Unfortunately we received fewer GSoC slots this year than we had project proposals for, and this project did not make it into the final selection. If anyone wants to work on this on their own time, we’d be happy to provide some guidance.

@ToolmanP Are you interested? We could work together on this.

Hi @adrian.prantl,

I hope this message finds you well.

I would like to work on this project but I will need guidance as I am new to the project and still a student. I would appreciate if you could provide guidance and milestones throughout the project, hopefully at GSOC level, But if your time doesn’t permit I’ll try to not take much from your precious time.

As a start, Could you please give me a qualification task, something beginner friendly, to get familiar with “lldb” code base and the way of sending patches? I searched issues with “lldb” and “good first issue” label but couldn’t find something suitable for me.

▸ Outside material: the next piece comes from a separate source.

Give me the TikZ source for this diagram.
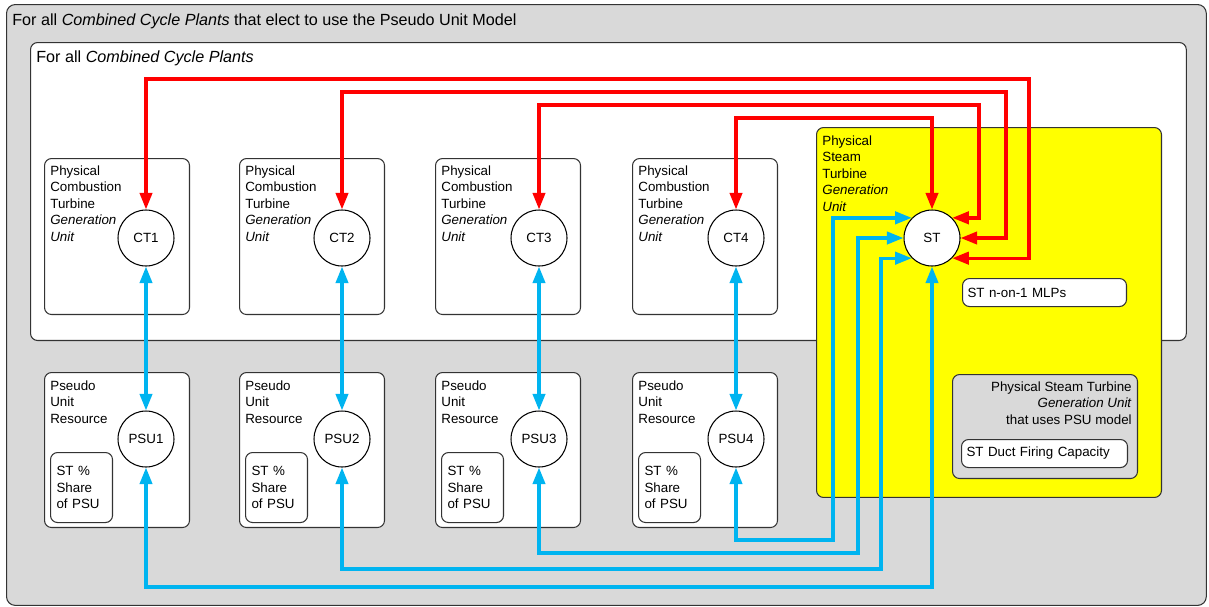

After completing the qualification task, I think I will be more ready to discuss the project tasks and milestones in detail.

Thanks,
AbdAlRahman Gad

Always happy to welcome more people in the community!
The first task would be to build and successfully run the entire LLDB testsuite in your environment :slight_smile:

Potentially a good beginner issue could be more patches in the line of Change GetChildCompilerTypeAtIndex to return Expected (NFC) by adrian-prantl · Pull Request #92979 · llvm/llvm-project · GitHub.
We have lots of APIs in LLDB that return a result and take an Status object by reference, and it would be highly beneficial to convert these over to llvm::Expected, which forces us to check the error at the call site. These are pretty straightforward refactorings, but it needs some thinking about how to appropriately handle the errors in each case. For example ValueObject::AddressOf() has only a handful of uses, so it could be a good first patch to discuss.

2 Likes

Thanks for your time!
I’ve just built the project and successfully ran the LLDB testsuite (took more than expected). I’ll start working on the task and try to send it ASAP.